* YOUR INSTRUCTIONS: All lines below must be repeated exactly, with the pictures omitted.
++++ RECORDED INFORMATION
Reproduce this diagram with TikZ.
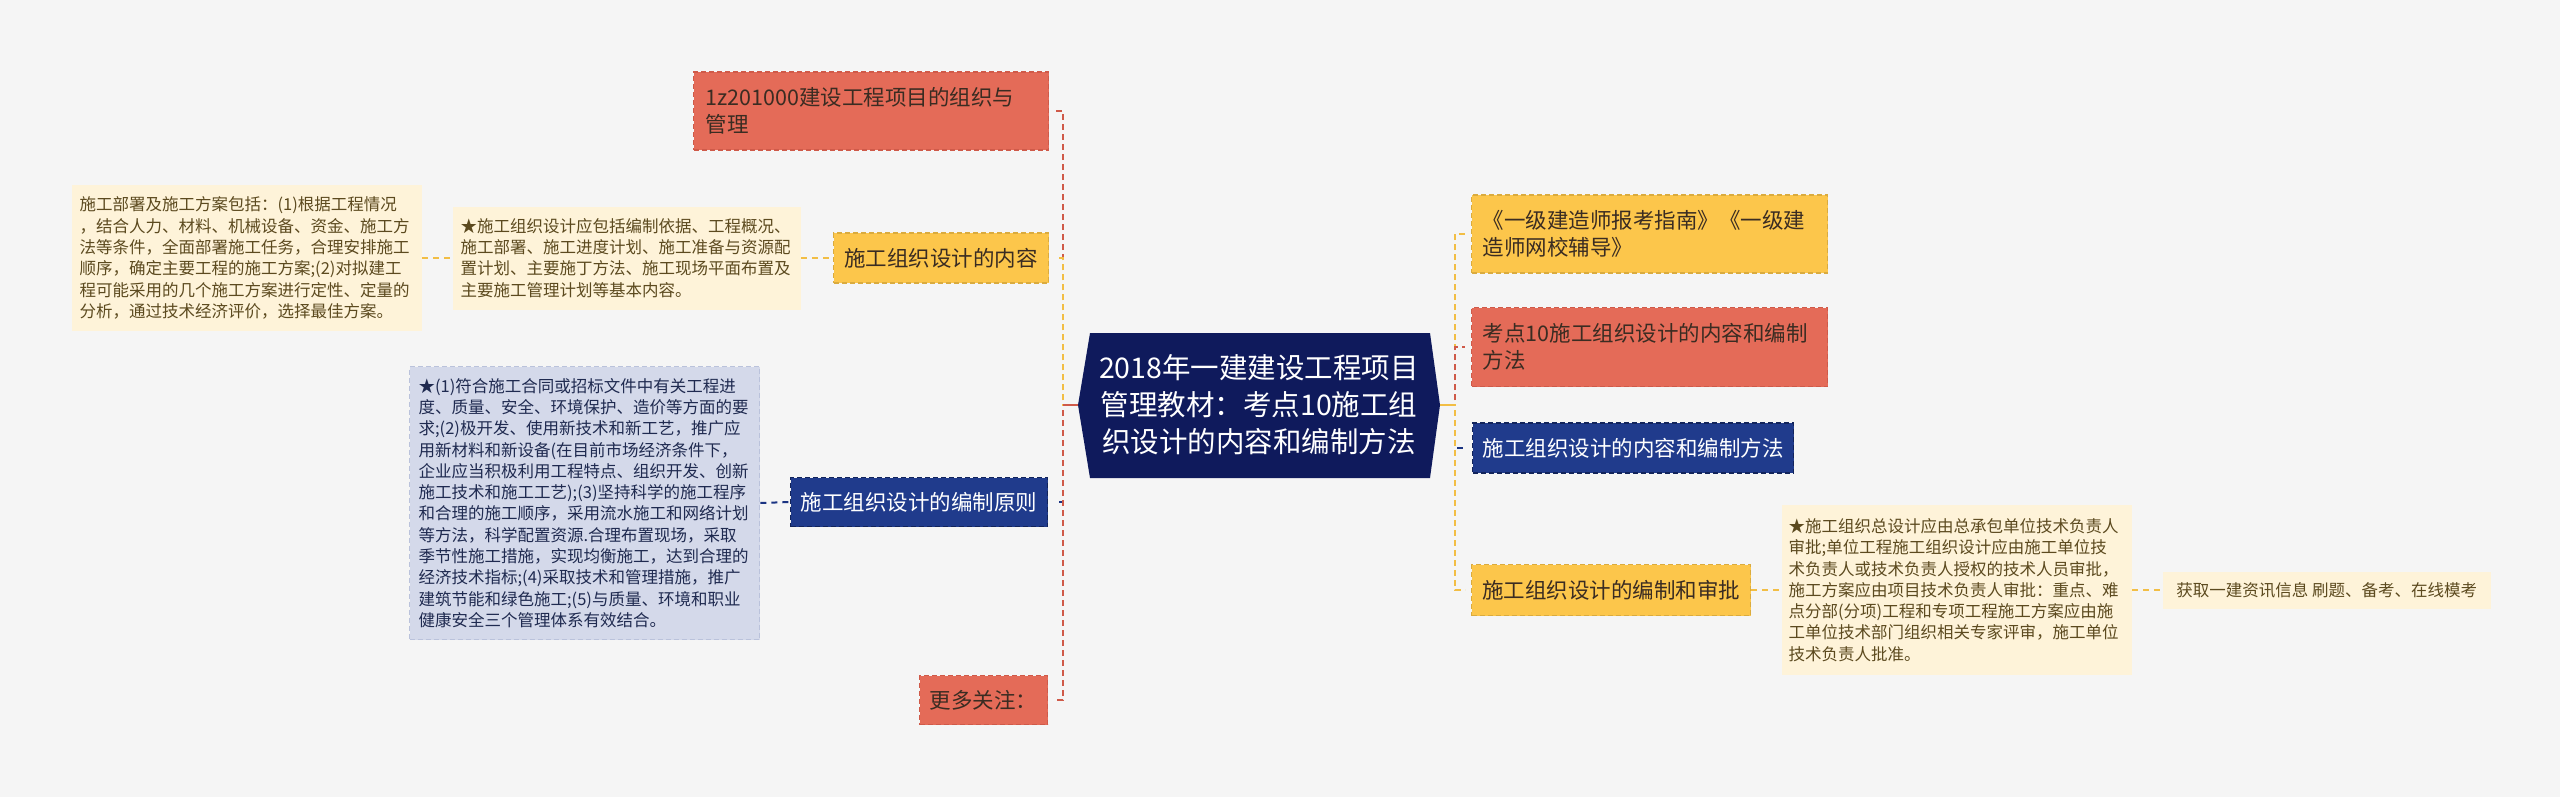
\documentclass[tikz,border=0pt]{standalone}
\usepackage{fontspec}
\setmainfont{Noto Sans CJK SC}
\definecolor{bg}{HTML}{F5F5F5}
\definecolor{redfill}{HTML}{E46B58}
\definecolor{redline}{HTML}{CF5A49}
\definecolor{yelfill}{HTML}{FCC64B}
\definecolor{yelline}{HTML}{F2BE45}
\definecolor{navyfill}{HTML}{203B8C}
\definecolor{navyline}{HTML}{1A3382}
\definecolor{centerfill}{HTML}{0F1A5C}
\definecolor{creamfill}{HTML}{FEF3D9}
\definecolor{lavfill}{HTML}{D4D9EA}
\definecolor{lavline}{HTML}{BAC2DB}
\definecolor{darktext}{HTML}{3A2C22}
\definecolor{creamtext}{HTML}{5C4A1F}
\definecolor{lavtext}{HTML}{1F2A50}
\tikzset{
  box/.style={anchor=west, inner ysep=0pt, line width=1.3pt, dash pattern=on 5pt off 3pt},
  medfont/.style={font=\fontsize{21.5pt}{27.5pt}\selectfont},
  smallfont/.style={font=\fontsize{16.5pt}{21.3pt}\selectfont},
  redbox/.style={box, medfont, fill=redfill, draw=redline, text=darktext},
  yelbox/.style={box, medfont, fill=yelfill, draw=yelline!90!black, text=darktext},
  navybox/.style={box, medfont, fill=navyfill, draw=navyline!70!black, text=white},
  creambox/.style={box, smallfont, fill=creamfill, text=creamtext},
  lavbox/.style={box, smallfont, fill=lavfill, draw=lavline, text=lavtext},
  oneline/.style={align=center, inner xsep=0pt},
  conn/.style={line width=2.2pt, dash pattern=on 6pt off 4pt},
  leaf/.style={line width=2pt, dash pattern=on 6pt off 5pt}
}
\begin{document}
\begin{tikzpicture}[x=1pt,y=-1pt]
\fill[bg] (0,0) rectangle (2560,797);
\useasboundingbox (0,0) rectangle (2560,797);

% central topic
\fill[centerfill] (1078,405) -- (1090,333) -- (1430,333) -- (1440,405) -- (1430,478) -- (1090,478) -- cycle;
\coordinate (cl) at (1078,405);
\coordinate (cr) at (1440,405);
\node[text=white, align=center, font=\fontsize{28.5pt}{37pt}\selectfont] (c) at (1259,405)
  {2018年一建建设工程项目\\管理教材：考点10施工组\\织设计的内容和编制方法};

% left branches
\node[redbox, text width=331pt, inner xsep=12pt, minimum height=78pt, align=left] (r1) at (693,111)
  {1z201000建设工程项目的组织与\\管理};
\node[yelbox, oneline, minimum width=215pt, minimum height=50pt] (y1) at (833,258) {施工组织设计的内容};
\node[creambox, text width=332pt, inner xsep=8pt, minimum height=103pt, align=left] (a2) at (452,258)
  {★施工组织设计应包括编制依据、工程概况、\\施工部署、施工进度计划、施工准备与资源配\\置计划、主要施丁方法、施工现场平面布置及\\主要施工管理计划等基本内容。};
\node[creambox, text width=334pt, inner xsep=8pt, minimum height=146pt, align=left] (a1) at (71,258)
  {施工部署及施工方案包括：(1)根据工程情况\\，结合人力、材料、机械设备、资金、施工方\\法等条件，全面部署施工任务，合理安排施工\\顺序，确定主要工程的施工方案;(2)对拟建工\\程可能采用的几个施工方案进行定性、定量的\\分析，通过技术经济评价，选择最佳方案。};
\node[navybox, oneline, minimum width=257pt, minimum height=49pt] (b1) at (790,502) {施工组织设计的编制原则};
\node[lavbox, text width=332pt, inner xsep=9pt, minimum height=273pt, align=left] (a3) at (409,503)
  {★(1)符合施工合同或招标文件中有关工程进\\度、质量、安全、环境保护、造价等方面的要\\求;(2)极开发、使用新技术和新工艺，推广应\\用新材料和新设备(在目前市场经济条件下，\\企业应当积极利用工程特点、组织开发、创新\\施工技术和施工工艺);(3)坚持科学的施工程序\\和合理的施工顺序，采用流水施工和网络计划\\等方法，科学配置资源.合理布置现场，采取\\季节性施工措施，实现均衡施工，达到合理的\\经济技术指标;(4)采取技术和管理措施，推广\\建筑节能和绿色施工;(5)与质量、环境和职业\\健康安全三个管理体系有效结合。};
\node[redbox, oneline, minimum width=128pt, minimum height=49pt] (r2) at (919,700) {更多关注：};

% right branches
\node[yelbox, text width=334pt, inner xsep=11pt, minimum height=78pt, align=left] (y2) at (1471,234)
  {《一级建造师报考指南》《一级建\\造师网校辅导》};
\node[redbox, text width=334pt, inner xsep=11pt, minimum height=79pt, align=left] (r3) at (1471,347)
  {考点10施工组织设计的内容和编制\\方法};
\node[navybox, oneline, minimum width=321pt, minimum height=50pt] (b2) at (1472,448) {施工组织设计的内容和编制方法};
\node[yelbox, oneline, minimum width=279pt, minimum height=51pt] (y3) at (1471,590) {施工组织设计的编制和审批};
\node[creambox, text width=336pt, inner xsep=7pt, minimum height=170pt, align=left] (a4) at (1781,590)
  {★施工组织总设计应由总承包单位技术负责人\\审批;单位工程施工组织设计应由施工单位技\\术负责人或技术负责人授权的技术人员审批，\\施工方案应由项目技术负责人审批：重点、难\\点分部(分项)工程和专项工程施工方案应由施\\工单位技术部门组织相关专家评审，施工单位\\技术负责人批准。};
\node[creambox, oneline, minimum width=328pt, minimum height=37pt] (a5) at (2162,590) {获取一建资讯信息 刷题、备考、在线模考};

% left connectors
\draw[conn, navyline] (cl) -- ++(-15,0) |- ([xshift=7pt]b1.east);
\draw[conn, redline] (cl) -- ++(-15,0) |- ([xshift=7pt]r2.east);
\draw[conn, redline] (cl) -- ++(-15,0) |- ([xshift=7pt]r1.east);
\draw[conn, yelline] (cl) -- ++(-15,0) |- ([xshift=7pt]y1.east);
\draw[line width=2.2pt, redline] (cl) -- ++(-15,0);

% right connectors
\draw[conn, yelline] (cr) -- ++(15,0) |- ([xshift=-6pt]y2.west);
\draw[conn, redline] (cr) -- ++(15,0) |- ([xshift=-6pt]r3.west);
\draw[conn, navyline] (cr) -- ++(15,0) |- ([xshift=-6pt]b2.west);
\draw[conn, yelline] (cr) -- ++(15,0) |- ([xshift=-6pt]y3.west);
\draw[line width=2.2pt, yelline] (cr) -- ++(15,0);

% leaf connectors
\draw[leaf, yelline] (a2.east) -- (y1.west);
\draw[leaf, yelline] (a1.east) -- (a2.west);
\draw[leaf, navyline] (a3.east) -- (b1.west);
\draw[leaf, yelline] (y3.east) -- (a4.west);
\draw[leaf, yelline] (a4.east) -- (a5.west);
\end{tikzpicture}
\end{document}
++++++++
* RESPONSE TO THE TASK:
Reproduce this diagram with TikZ.
\documentclass[tikz,border=0pt]{standalone}
\usepackage{fontspec}
\setmainfont{Noto Sans CJK SC}
\definecolor{bg}{HTML}{F5F5F5}
\definecolor{redfill}{HTML}{E46B58}
\definecolor{redline}{HTML}{CF5A49}
\definecolor{yelfill}{HTML}{FCC64B}
\definecolor{yelline}{HTML}{F2BE45}
\definecolor{navyfill}{HTML}{203B8C}
\definecolor{navyline}{HTML}{1A3382}
\definecolor{centerfill}{HTML}{0F1A5C}
\definecolor{creamfill}{HTML}{FEF3D9}
\definecolor{lavfill}{HTML}{D4D9EA}
\definecolor{lavline}{HTML}{BAC2DB}
\definecolor{darktext}{HTML}{3A2C22}
\definecolor{creamtext}{HTML}{5C4A1F}
\definecolor{lavtext}{HTML}{1F2A50}
\tikzset{
  box/.style={anchor=west, inner ysep=0pt, line width=1.3pt, dash pattern=on 5pt off 3pt},
  medfont/.style={font=\fontsize{21.5pt}{27.5pt}\selectfont},
  smallfont/.style={font=\fontsize{16.5pt}{21.3pt}\selectfont},
  redbox/.style={box, medfont, fill=redfill, draw=redline, text=darktext},
  yelbox/.style={box, medfont, fill=yelfill, draw=yelline!90!black, text=darktext},
  navybox/.style={box, medfont, fill=navyfill, draw=navyline!70!black, text=white},
  creambox/.style={box, smallfont, fill=creamfill, text=creamtext},
  lavbox/.style={box, smallfont, fill=lavfill, draw=lavline, text=lavtext},
  oneline/.style={align=center, inner xsep=0pt},
  conn/.style={line width=2.2pt, dash pattern=on 6pt off 4pt},
  leaf/.style={line width=2pt, dash pattern=on 6pt off 5pt}
}
\begin{document}
\begin{tikzpicture}[x=1pt,y=-1pt]
\fill[bg] (0,0) rectangle (2560,797);
\useasboundingbox (0,0) rectangle (2560,797);

% central topic
\fill[centerfill] (1078,405) -- (1090,333) -- (1430,333) -- (1440,405) -- (1430,478) -- (1090,478) -- cycle;
\coordinate (cl) at (1078,405);
\coordinate (cr) at (1440,405);
\node[text=white, align=center, font=\fontsize{28.5pt}{37pt}\selectfont] (c) at (1259,405)
  {2018年一建建设工程项目\\管理教材：考点10施工组\\织设计的内容和编制方法};

% left branches
\node[redbox, text width=331pt, inner xsep=12pt, minimum height=78pt, align=left] (r1) at (693,111)
  {1z201000建设工程项目的组织与\\管理};
\node[yelbox, oneline, minimum width=215pt, minimum height=50pt] (y1) at (833,258) {施工组织设计的内容};
\node[creambox, text width=332pt, inner xsep=8pt, minimum height=103pt, align=left] (a2) at (452,258)
  {★施工组织设计应包括编制依据、工程概况、\\施工部署、施工进度计划、施工准备与资源配\\置计划、主要施丁方法、施工现场平面布置及\\主要施工管理计划等基本内容。};
\node[creambox, text width=334pt, inner xsep=8pt, minimum height=146pt, align=left] (a1) at (71,258)
  {施工部署及施工方案包括：(1)根据工程情况\\，结合人力、材料、机械设备、资金、施工方\\法等条件，全面部署施工任务，合理安排施工\\顺序，确定主要工程的施工方案;(2)对拟建工\\程可能采用的几个施工方案进行定性、定量的\\分析，通过技术经济评价，选择最佳方案。};
\node[navybox, oneline, minimum width=257pt, minimum height=49pt] (b1) at (790,502) {施工组织设计的编制原则};
\node[lavbox, text width=332pt, inner xsep=9pt, minimum height=273pt, align=left] (a3) at (409,503)
  {★(1)符合施工合同或招标文件中有关工程进\\度、质量、安全、环境保护、造价等方面的要\\求;(2)极开发、使用新技术和新工艺，推广应\\用新材料和新设备(在目前市场经济条件下，\\企业应当积极利用工程特点、组织开发、创新\\施工技术和施工工艺);(3)坚持科学的施工程序\\和合理的施工顺序，采用流水施工和网络计划\\等方法，科学配置资源.合理布置现场，采取\\季节性施工措施，实现均衡施工，达到合理的\\经济技术指标;(4)采取技术和管理措施，推广\\建筑节能和绿色施工;(5)与质量、环境和职业\\健康安全三个管理体系有效结合。};
\node[redbox, oneline, minimum width=128pt, minimum height=49pt] (r2) at (919,700) {更多关注：};

% right branches
\node[yelbox, text width=334pt, inner xsep=11pt, minimum height=78pt, align=left] (y2) at (1471,234)
  {《一级建造师报考指南》《一级建\\造师网校辅导》};
\node[redbox, text width=334pt, inner xsep=11pt, minimum height=79pt, align=left] (r3) at (1471,347)
  {考点10施工组织设计的内容和编制\\方法};
\node[navybox, oneline, minimum width=321pt, minimum height=50pt] (b2) at (1472,448) {施工组织设计的内容和编制方法};
\node[yelbox, oneline, minimum width=279pt, minimum height=51pt] (y3) at (1471,590) {施工组织设计的编制和审批};
\node[creambox, text width=336pt, inner xsep=7pt, minimum height=170pt, align=left] (a4) at (1781,590)
  {★施工组织总设计应由总承包单位技术负责人\\审批;单位工程施工组织设计应由施工单位技\\术负责人或技术负责人授权的技术人员审批，\\施工方案应由项目技术负责人审批：重点、难\\点分部(分项)工程和专项工程施工方案应由施\\工单位技术部门组织相关专家评审，施工单位\\技术负责人批准。};
\node[creambox, oneline, minimum width=328pt, minimum height=37pt] (a5) at (2162,590) {获取一建资讯信息 刷题、备考、在线模考};

% left connectors
\draw[conn, navyline] (cl) -- ++(-15,0) |- ([xshift=7pt]b1.east);
\draw[conn, redline] (cl) -- ++(-15,0) |- ([xshift=7pt]r2.east);
\draw[conn, redline] (cl) -- ++(-15,0) |- ([xshift=7pt]r1.east);
\draw[conn, yelline] (cl) -- ++(-15,0) |- ([xshift=7pt]y1.east);
\draw[line width=2.2pt, redline] (cl) -- ++(-15,0);

% right connectors
\draw[conn, yelline] (cr) -- ++(15,0) |- ([xshift=-6pt]y2.west);
\draw[conn, redline] (cr) -- ++(15,0) |- ([xshift=-6pt]r3.west);
\draw[conn, navyline] (cr) -- ++(15,0) |- ([xshift=-6pt]b2.west);
\draw[conn, yelline] (cr) -- ++(15,0) |- ([xshift=-6pt]y3.west);
\draw[line width=2.2pt, yelline] (cr) -- ++(15,0);

% leaf connectors
\draw[leaf, yelline] (a2.east) -- (y1.west);
\draw[leaf, yelline] (a1.east) -- (a2.west);
\draw[leaf, navyline] (a3.east) -- (b1.west);
\draw[leaf, yelline] (y3.east) -- (a4.west);
\draw[leaf, yelline] (a4.east) -- (a5.west);
\end{tikzpicture}
\end{document}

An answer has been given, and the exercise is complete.